= August Ehrlich =

Estonian agronomist and politician

August Ehrlich (from 1940, August Eerme; 23 September 1893 – 1 September 1942) was an Estonian agronomist and politician. He was a member of the I and II Riigikogu.

August Ehrlich was born in Vana-Prangli, Krüüdneri Parish (now, part of Kanepi Parish, Põlva County) into a family of farmers. He attended Vana-Prangli Parish School, Vana-Kuuste Ministry School and Kambja Parish Primary School before being enrolled at the Hugo Treffner Gymnasium in 1906 and graduating in 1913. From 1913 to 1918 he studied agronomy at the University of Tartu. During World War I and the Estonian War of Independence, he worked as a military supplier. Ehrlich was a member of the Estonian Constituent Assembly and the I and II Riigikogu, representing the Estonian People's Party.
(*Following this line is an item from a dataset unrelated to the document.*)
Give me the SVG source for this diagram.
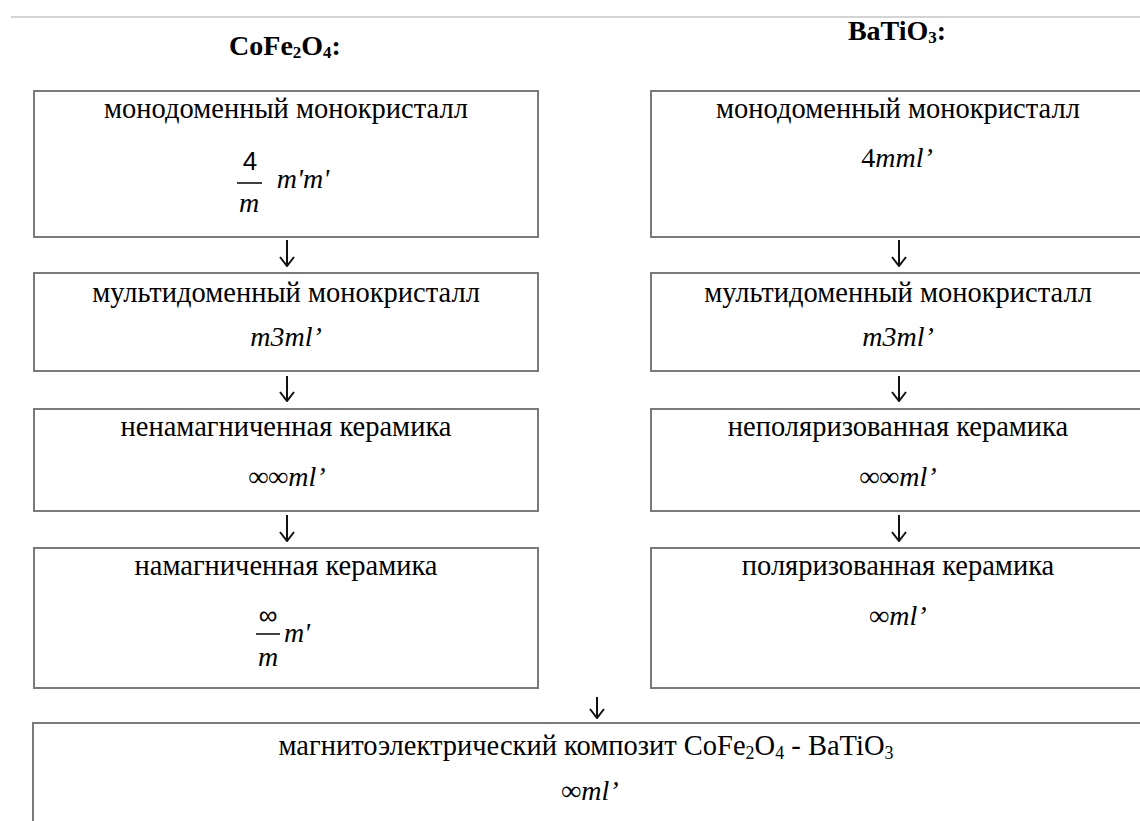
<svg xmlns="http://www.w3.org/2000/svg" width="1140" height="821" viewBox="0 0 1140 821">
<style>
.box{fill:#fff;stroke:#7a7a7a;stroke-width:2}
.t{font-family:"Liberation Serif","Times New Roman",serif;font-size:28.5px;fill:#000;text-anchor:middle}
.f{font-family:"Liberation Serif","Times New Roman",serif;font-size:28px;font-style:italic;fill:#000;text-anchor:middle}
.fs{font-family:"Liberation Sans",Arial,sans-serif;font-size:26px;fill:#000;text-anchor:middle}
.h{font-family:"Liberation Serif","Times New Roman",serif;font-size:28px;font-weight:bold;fill:#000;text-anchor:middle}
.fl{stroke:#000;stroke-width:1.5}
.ar{stroke:#111;stroke-width:2;fill:none}
</style>
<defs>
<marker id="ah" viewBox="0 0 12 16" refX="11" refY="8" markerWidth="12" markerHeight="16" markerUnits="userSpaceOnUse" orient="auto">
<path d="M2,1 L11,8 L2,15" fill="none" stroke="#111" stroke-width="2"/>
</marker>
</defs>
<rect width="1140" height="821" fill="#fff"/>
<line x1="11" y1="17" x2="1140" y2="17" stroke="#d4d4d4" stroke-width="2"/>

<g id="title-cofe">
<text class="h" x="285" y="55">CoFe<tspan font-size="17" dy="3">2</tspan><tspan dy="-3">O</tspan><tspan font-size="17" dy="3">4</tspan><tspan dy="-3">:</tspan></text>
</g>
<g id="title-bati">
<text class="h" x="897" y="40">BaTiO<tspan font-size="17" dy="3">3</tspan><tspan dy="-3">:</tspan></text>
</g>

<g id="L1">
<rect class="box" x="34" y="91" width="504" height="146"/>
<text class="t" x="286" y="118">монодоменный монокристалл</text>
<text class="fs" x="250" y="170">4</text>
<line class="fl" x1="237" y1="183" x2="262" y2="183"/>
<text class="f" x="249" y="212">m</text>
<text class="f" x="303" y="188">m'm'</text>
</g>
<g id="L2">
<rect class="box" x="34" y="273" width="504" height="98"/>
<text class="t" x="286" y="302">мультидоменный монокристалл</text>
<text class="f" x="286" y="346">m3ml’</text>
</g>
<g id="L3">
<rect class="box" x="34" y="409" width="504" height="102"/>
<text class="t" x="286" y="436">ненамагниченная керамика</text>
<text class="f" x="287" y="486">∞∞ml’</text>
</g>
<g id="L4">
<rect class="box" x="34" y="548" width="504" height="140"/>
<text class="t" x="286" y="575">намагниченная керамика</text>
<text class="fs" x="268" y="624" font-size="24">∞</text>
<line class="fl" x1="256" y1="634" x2="280" y2="634"/>
<text class="f" x="268" y="666">m</text>
<text class="f" x="297" y="642">m'</text>
</g>

<g id="R1">
<rect class="box" x="651" y="91" width="494" height="146"/>
<text class="t" x="898" y="118">монодоменный монокристалл</text>
<text class="f" x="897" y="167"><tspan font-style="normal">4</tspan>mml’</text>
</g>
<g id="R2">
<rect class="box" x="651" y="273" width="494" height="98"/>
<text class="t" x="898" y="302">мультидоменный монокристалл</text>
<text class="f" x="898" y="346">m3ml’</text>
</g>
<g id="R3">
<rect class="box" x="651" y="409" width="494" height="102"/>
<text class="t" x="898" y="436">неполяризованная керамика</text>
<text class="f" x="898" y="486">∞∞ml’</text>
</g>
<g id="R4">
<rect class="box" x="651" y="548" width="494" height="140"/>
<text class="t" x="898" y="575">поляризованная керамика</text>
<text class="f" x="898" y="625">∞ml’</text>
</g>

<g id="B">
<rect class="box" x="33" y="723" width="1130" height="120"/>
<text class="t" x="586" y="755">магнитоэлектрический композит CoFe<tspan font-size="18" dy="4">2</tspan><tspan dy="-4">O</tspan><tspan font-size="18" dy="4">4</tspan><tspan dy="-4"> - BaTiO</tspan><tspan font-size="18" dy="4">3</tspan></text>
<text class="f" x="590" y="800">∞ml’</text>
</g>

<g id="connectors">
<line class="ar" x1="287" y1="240" x2="287" y2="266" marker-end="url(#ah)"/>
<line class="ar" x1="287" y1="376" x2="287" y2="401" marker-end="url(#ah)"/>
<line class="ar" x1="287" y1="515" x2="287" y2="541" marker-end="url(#ah)"/>
<line class="ar" x1="899" y1="240" x2="899" y2="266" marker-end="url(#ah)"/>
<line class="ar" x1="899" y1="376" x2="899" y2="401" marker-end="url(#ah)"/>
<line class="ar" x1="899" y1="515" x2="899" y2="541" marker-end="url(#ah)"/>
<line class="ar" x1="597" y1="697" x2="597" y2="718" marker-end="url(#ah)"/>
</g>
</svg>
From 1918 to 1924 he managed seed growing in the father's farm in Krüüdneri Parish.

In 1918, he married Magda Ruus. The couple had two daughters and a son.

Following the Soviet occupation of the Estonia in 1940, he was arrested and executed in 1942 in the Ussolye prison camp in Solikamsky District, Russian Soviet Federative Socialist Republic.